Of course, what we're referring to is the explosion of GPS apps for both smartphones and tablets. We once used a Samsung Galaxy Tab with 3G connectivity and a screen that dwarfed our Garmin unit to navigate and never forgot how awesome it was to get around using a visual aid that large.
Though nowhere as large as a tablet, we've been testing out two alternatives for travel navigation to compare to the iPhone+Google Maps experience and also against the tried and true stand alone Garmin unit. Our Windows Phone 7 device, the HTC HD7 was recently updated to the Mango OS, and one of the biggest improvements was made to Bing Maps, Microsoft's answer to Google Maps. Previously, the best we could say about Bing Maps was it was free and...well, it was free. The GPS map would update so slowly, by the time the phone would update our location, we were already "there" at our destination (often without knowing it or passing it by). But more about the new and improved Bing Maps later.
Recently we dropped some coin...actually the most we've ever spent on an app ($29.99 for a limited time, then back up to $49.99)...for the first WP7 onboard maps navigation app, NAVIGON. iPhone and Android have already had this app for awhile now, but this version was designed to look and feel a part of the WP7 experience we know and love. So now we had two options, one free and integrated into the operating system and another paid app with features like Live Traffic reporting, Reality View Pro, Lane Assistant Pro, voice options, Augmented Reality feature, and all the bells and whistles. Which would prove easier to use navigating Los Angeles?
Surprisingly, we found the Mango updated Bing Maps on par, if not better than NAVIGON, at least locally here in Los Angeles. NAVIGON's primary advantage happens to also be its disadvantage: the app requires a humongous, lengthy 2.3GB download of all the maps. So this means you'll always have all the maps available, accessible even when a GPS connection isn't available and less cache/download refresh slowdown. But the tradeoff is a huge chunk of storage lost for a great many maps you'll never need or access. Also, NAVIGON surprisingly does not announce street names, instead offering general directional guidance, which is disorienting coming from using a Garmin Nuvi (though we spent many of hours on road trips mimicking and making fun of the robotic voices and mispronunciations).

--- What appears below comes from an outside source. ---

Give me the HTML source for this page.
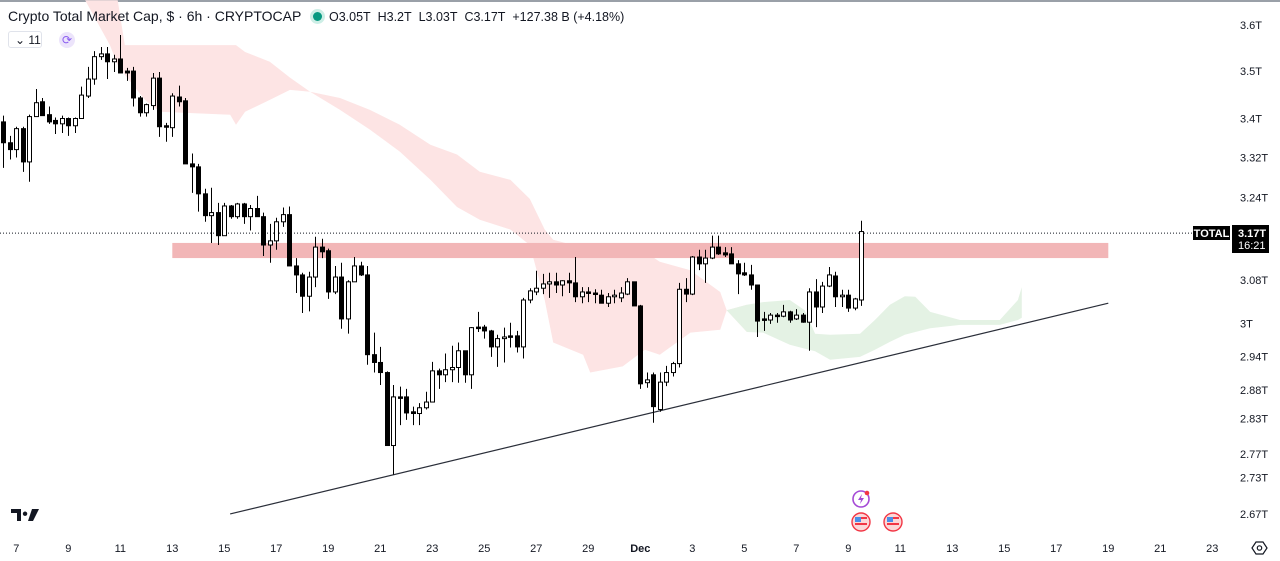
<!DOCTYPE html>
<html><head><meta charset="utf-8"><style>
html,body{margin:0;padding:0;background:#fff;}
body{width:1280px;height:561px;overflow:hidden;position:relative;font-family:"Liberation Sans",sans-serif;}
svg{position:absolute;left:0;top:0;}
.hdr{position:absolute;left:8px;top:8px;font-size:14px;color:#131722;white-space:nowrap;}
.ax{font-size:11px;fill:#131722;font-family:"Liberation Sans",sans-serif;}
</style></head><body>
<svg id="chart" width="1280" height="561">
 <rect x="0" y="0" width="1280" height="2" fill="#9aa0a8"/>
 <g id="clouds"></g>
 <g id="zone"></g>
 <g id="trend"></g>
 <g id="candles"></g>
 <g id="yaxis"></g>
 <g id="xaxis"></g>
 <g>
  <path d="M11 509h10v12h-4v-8h-6z M25 511.5a2.2 2.2 0 1 0 0.1 0z M32 509h7l-6 12h-5z" fill="#131722"/>
 </g>
 <g>
  <circle cx="861" cy="499" r="8" fill="#fff" stroke="#a54ad6" stroke-width="1.6"/>
  <path d="M862 494l-4 6h3l-1 4 4-6h-3z" fill="#a54ad6"/>
  <circle cx="867" cy="493" r="2.3" fill="#f23645"/>
 </g>
 <g>
  <circle cx="861" cy="522" r="9" fill="#fbd8d8" stroke="#f23645" stroke-width="1.4"/>
  <rect x="855" y="517" width="6" height="5" fill="#4a8fe8"/><rect x="861" y="517" width="6" height="2" fill="#f23645"/><rect x="855" y="523" width="12" height="2" fill="#f23645"/>
 </g>
 <g>
  <circle cx="893" cy="522" r="9" fill="#fbd8d8" stroke="#f23645" stroke-width="1.4"/>
  <rect x="887" y="517" width="6" height="5" fill="#4a8fe8"/><rect x="893" y="517" width="6" height="2" fill="#f23645"/><rect x="887" y="523" width="12" height="2" fill="#f23645"/>
 </g>
 <g>
  <path d="M1252 548l4-6h7l4 6-4 6h-7z" fill="none" stroke="#131722" stroke-width="1.2"/>
  <circle cx="1259.5" cy="548" r="2.2" fill="none" stroke="#131722" stroke-width="1.2"/>
 </g>
 <g>
  <rect x="1193" y="226" width="37" height="14" fill="#000"/>
  <text x="1211.5" y="237" text-anchor="middle" font-size="11" font-weight="bold" fill="#fff" font-family="Liberation Sans,sans-serif">TOTAL</text>
  <rect x="1232" y="225" width="37" height="28" fill="#000"/>
  <text x="1238" y="237" font-size="11" font-weight="bold" fill="#fff" font-family="Liberation Sans,sans-serif">3.17T</text>
  <text x="1238" y="249" font-size="11" fill="#fff" font-family="Liberation Sans,sans-serif">16:21</text>
 </g>
</svg>
<div class="hdr">Crypto Total Market Cap, $ · 6h · CRYPTOCAP <span style="display:inline-block;width:9px;height:9px;border-radius:50%;background:#089981;box-shadow:0 0 0 3px #cdeee6;margin:0 7px 0 8px;vertical-align:0px"></span><span style="font-size:12.5px">O3.05T&nbsp; H3.2T&nbsp; L3.03T&nbsp; C3.17T&nbsp; +127.38 B (+4.18%)</span></div>
<div style="position:absolute;left:8px;top:31px;width:34px;height:17px;border:1px solid #e0e3eb;border-radius:3px;font-size:12px;color:#131722;line-height:17px;box-sizing:border-box;padding-left:6px">⌄ 11</div>
<div style="position:absolute;left:59px;top:32px;width:16px;height:16px;border-radius:50%;background:#ece4fb;color:#8a5cf0;font-size:12px;line-height:16px;text-align:center">⟳</div>
<script>
const opens=[3.393,3.350,3.336,3.379,3.311,3.404,3.435,3.408,3.396,3.389,3.400,3.385,3.400,3.447,3.483,3.531,3.537,3.520,3.526,3.500,3.500,3.443,3.412,3.427,3.485,3.385,3.381,3.445,3.437,3.307,3.301,3.247,3.204,3.210,3.165,3.223,3.202,3.227,3.202,3.218,3.202,3.147,3.155,3.192,3.206,3.107,3.090,3.050,3.086,3.143,3.136,3.058,3.086,3.008,3.077,3.107,3.090,2.943,2.929,2.911,2.784,2.868,2.868,2.842,2.839,2.849,2.859,2.914,2.907,2.916,2.920,2.950,2.907,2.993,2.993,2.986,2.957,2.972,2.977,2.977,2.957,3.043,3.058,3.065,3.073,3.077,3.071,3.079,3.075,3.049,3.058,3.056,3.052,3.037,3.049,3.047,3.054,3.077,3.032,2.893,2.907,2.846,2.894,2.911,2.927,3.063,3.054,3.124,3.111,3.122,3.143,3.132,3.130,3.111,3.094,3.090,3.071,3.008,3.006,3.015,3.013,3.021,3.008,3.015,3.002,3.058,3.030,3.069,3.088,3.049,3.052,3.028,3.043];
const highs=[3.406,3.364,3.383,3.383,3.408,3.462,3.443,3.425,3.402,3.406,3.402,3.402,3.467,3.509,3.543,3.552,3.552,3.535,3.578,3.507,3.509,3.447,3.431,3.496,3.498,3.391,3.453,3.469,3.443,3.328,3.307,3.257,3.259,3.229,3.229,3.225,3.229,3.229,3.225,3.243,3.210,3.188,3.200,3.220,3.222,3.122,3.094,3.096,3.163,3.159,3.140,3.107,3.113,3.080,3.124,3.115,3.107,2.983,2.957,2.913,2.889,2.886,2.882,2.851,2.857,2.877,2.930,2.918,2.945,2.959,2.965,2.950,2.993,3.021,2.997,2.988,2.979,2.992,3.001,2.986,3.047,3.065,3.098,3.092,3.094,3.094,3.080,3.094,3.124,3.067,3.067,3.063,3.062,3.056,3.062,3.067,3.084,3.077,3.034,2.911,2.911,2.911,2.923,2.930,3.075,3.084,3.126,3.138,3.138,3.165,3.165,3.143,3.143,3.118,3.113,3.109,3.071,3.021,3.019,3.019,3.034,3.023,3.026,3.019,3.065,3.082,3.077,3.105,3.096,3.062,3.062,3.047,3.194];
const lows=[3.299,3.316,3.320,3.291,3.271,3.404,3.406,3.389,3.368,3.370,3.364,3.370,3.400,3.443,3.471,3.524,3.483,3.498,3.496,3.479,3.425,3.404,3.404,3.418,3.362,3.352,3.362,3.425,3.307,3.249,3.212,3.192,3.151,3.147,3.165,3.198,3.198,3.188,3.175,3.202,3.126,3.113,3.138,3.182,3.107,3.056,3.019,3.022,3.067,3.122,3.045,3.054,2.990,2.981,3.077,3.088,2.925,2.911,2.889,2.784,2.735,2.819,2.828,2.819,2.819,2.846,2.859,2.882,2.894,2.894,2.893,2.893,2.882,2.984,2.972,2.939,2.921,2.929,2.956,2.947,2.936,3.037,3.052,3.054,3.047,3.056,3.050,3.056,3.039,3.037,3.039,3.037,3.037,3.030,3.037,3.039,3.052,3.032,2.882,2.884,2.823,2.842,2.887,2.904,2.920,3.039,3.052,3.099,3.075,3.120,3.128,3.124,3.111,3.054,3.088,3.062,2.975,2.986,2.999,3.001,3.011,3.001,3.006,3.001,2.950,2.993,3.019,3.067,3.030,3.030,3.021,3.024,3.032];
const closes=[3.350,3.336,3.379,3.311,3.404,3.433,3.406,3.393,3.389,3.400,3.385,3.400,3.449,3.483,3.531,3.537,3.520,3.526,3.496,3.496,3.443,3.412,3.429,3.485,3.383,3.383,3.447,3.435,3.307,3.301,3.247,3.204,3.210,3.165,3.223,3.202,3.227,3.202,3.218,3.202,3.147,3.155,3.192,3.206,3.107,3.090,3.050,3.086,3.143,3.134,3.058,3.086,3.008,3.077,3.107,3.090,2.943,2.929,2.911,2.784,2.868,2.866,2.840,2.839,2.849,2.859,2.914,2.907,2.916,2.920,2.950,2.907,2.992,2.992,2.986,2.957,2.972,2.975,2.975,2.957,3.043,3.060,3.065,3.073,3.077,3.071,3.079,3.075,3.049,3.058,3.056,3.054,3.037,3.049,3.052,3.056,3.077,3.032,2.891,2.898,2.851,2.894,2.911,2.927,3.063,3.054,3.124,3.111,3.122,3.143,3.130,3.128,3.111,3.092,3.090,3.071,3.004,3.006,3.015,3.013,3.021,3.006,3.015,3.002,3.058,3.030,3.069,3.090,3.049,3.052,3.028,3.045,3.173];
const cloudIdx=[12.6,16.4,17.6,18.7,21.8,24.1,34.9,35.8,37.2,41.0,44.1,47.2,51.8,56.4,61.0,65.7,69.8,73.3,78.0,81.0,83.3,84.6,89.2,90.3,95.3,98.7,101.0,105.7,110.3,111.3,114.4,116.9,121.0,123.3,124.9,127.2,131.8,134.1,136.4,138.7,140.3,142.6,147.2,153.3,156.1,156.7];
const spanA=[3.655,3.556,3.513,3.492,3.439,3.414,3.408,3.387,3.414,3.439,3.460,3.456,3.418,3.377,3.332,3.275,3.221,3.196,3.177,3.147,3.043,2.965,2.943,2.911,2.922,2.952,2.943,2.983,2.988,3.024,3.034,3.039,3.043,3.024,2.981,2.979,2.981,3.006,3.034,3.050,3.049,3.021,3.006,3.006,3.043,3.067];
const spanB=[3.655,3.655,3.655,3.556,3.556,3.556,3.556,3.556,3.541,3.520,3.486,3.456,3.443,3.418,3.387,3.346,3.326,3.291,3.275,3.237,3.177,3.157,3.142,3.138,3.138,3.134,3.115,3.099,3.058,3.024,2.984,2.983,2.961,2.954,2.949,2.934,2.939,2.952,2.966,2.979,2.984,2.991,2.997,2.997,3.006,3.010];
const zoneTop=3.151, zoneBottom=3.122, zoneStartIdx=26.0, zoneEndIdx=170.0;
const trendIdx=[34.9,170.0];
const trendVal=[2.670,3.037];
const lastPrice=3.17;
const yTicks=[3.6,3.5,3.4,3.32,3.24,3.08,3.0,2.94,2.88,2.83,2.77,2.73,2.67];
const yTickLabels=["3.6T","3.5T","3.4T","3.32T","3.24T","3.08T","3T","2.94T","2.88T","2.83T","2.77T","2.73T","2.67T"];
const xTickDays=[7,9,11,13,15,17,19,21,23,25,27,29,31,33,35,37,39,41,43,45,47,49,51,53];
const xTickLabels=["7","9","11","13","15","17","19","21","23","25","27","29","Dec","3","5","7","9","11","13","15","17","19","21","23"];

const NS="http://www.w3.org/2000/svg";
function yS(v){return 25+(Math.log(3.6)-Math.log(v))*1636;}
function xS(i){return 3.3+i*6.5;}
function dayIdx(d){return (d-6.5)*4;}
function mk(t,a){const e=document.createElementNS(NS,t);for(const k in a)e.setAttribute(k,a[k]);return e;}

const cg=document.getElementById('clouds');
let runs=[],cur=null;
for(let i=0;i<cloudIdx.length;i++){
  const red=spanB[i]>=spanA[i];
  if(!cur||cur.red!==red){ if(cur){cur.pts.push(i);} cur={red:red,pts:cur?[i-1,i]:[i]}; runs.push(cur);} else cur.pts.push(i);
}
runs.forEach(r=>{
  const top=r.pts.map(i=>xS(cloudIdx[i]).toFixed(1)+','+yS(spanB[i]).toFixed(1));
  const bot=r.pts.slice().reverse().map(i=>xS(cloudIdx[i]).toFixed(1)+','+yS(spanA[i]).toFixed(1));
  const p=mk('polygon',{points:top.concat(bot).join(' '),fill:r.red?'#fde4e4':'#e4f2e4'});
  
  
  cg.appendChild(p);
});

const dl=mk('line',{x1:0,x2:1192,y1:yS(lastPrice),y2:yS(lastPrice),stroke:'#131722','stroke-width':1,'stroke-dasharray':'1,2'});


document.getElementById('chart').insertBefore(dl,document.getElementById('zone'));

const zr=mk('rect',{x:xS(zoneStartIdx),y:yS(zoneTop),width:xS(zoneEndIdx)-xS(zoneStartIdx),height:yS(zoneBottom)-yS(zoneTop),fill:'#f2b6b7'});


document.getElementById('zone').appendChild(zr);

const tl=mk('line',{x1:xS(trendIdx[0]),y1:yS(trendVal[0]),x2:xS(trendIdx[1]),y2:yS(trendVal[1]),stroke:'#2a2e39','stroke-width':1.2});


document.getElementById('trend').appendChild(tl);

const kg=document.getElementById('candles');
for(let i=0;i<opens.length;i++){
  const x=Math.round(xS(i)),o=opens[i],c=closes[i],up=c>=o;
  const w=mk('line',{x1:x+0.5,x2:x+0.5,y1:yS(highs[i]),y2:yS(lows[i]),stroke:'#000','stroke-width':1});
  
  
  kg.appendChild(w);
  const t=Math.min(yS(o),yS(c)),h=Math.max(1.5,Math.abs(yS(o)-yS(c)));
  const b=mk('rect',{x:x-1.5,y:t,width:4,height:h,fill:up?'#fff':'#000',stroke:'#000','stroke-width':1});
  
  
  kg.appendChild(b);
}

const ya=document.getElementById('yaxis');
yTicks.forEach((v,k)=>{
  const t=mk('text',{x:1240,y:yS(v)+4,class:'ax'});
  t.textContent=yTickLabels[k];
  
  
  ya.appendChild(t);
});
const xa=document.getElementById('xaxis');
xTickDays.forEach((d,k)=>{
  const t=mk('text',{x:xS(dayIdx(d)),y:552,class:'ax','text-anchor':'middle'});
  t.textContent=xTickLabels[k];
  if(xTickLabels[k]==='Dec')t.setAttribute('font-weight','bold');
  
  
  xa.appendChild(t);
});
</script>
</body></html>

The geographic database of map data is extensive and accurate, whether in the car or walking around the neighborhood, and if you're a strong user of Points of Interest (restaurants, gas stations, tourist spots, etc), the speed in which the app pulls up recommendations is fast. We can't really vouch for the quality of restaurants it recommends sometimes (McDonald's, Burger King and Pizza Hut are their own Sub Category!), but when traveling, sometimes the recognizable is the most safe. And as mentioned before, because the unit doesn't rely on having a consistent GPS signal, even when out in the boonies, the NAVIGON seems to keep track of where you're going and offers directions assuredly (well, except for the not speaking out street names part). The app has proven itself to be our go-to solution when traveling outside city limits for these reasons.
On the flip side is the integrated Windows Phone 7 Bing Maps app. It's bare bones compared to NAVIGON, but we've found it's as accurate, as fast to refresh as you're moving along, and it throws out directions clearly and concisely, including street names. The turn by turn list with maps makes it easy for my navigator, aka girlfriend, to keep an eye where we're going without much fuss. The Mango update really improved everything about the Maps experience, right down to the color/graphics of the maps themselves. So where once we derided Microsoft Bing Maps as the drooling slow halfwit brother to Google Maps, Bing seems now like an Advanced Placement pencil neck geek of navigational knowledge.
So we find ourselves ditching one device and replacing it with two apps on a single device, Bing Maps and NAVIGON. One for local-city travel, the other for out-of-town getaways. We're okay with the 2 for 1 tradeoff, because the stick-on-the-dashboard was getting old and unwieldy (the unit took up all of our glovebox space).
And when not in use, we can now just walk away with our GPS service our phone, not tied down to a single use device which we have no desire to be walking around with. Smartphones sometimes prove themselves to be exactly what they purport to be: smart. And in tandem these couple of navigation apps make us a whole lot smarter while driving without the burden of using an additional device.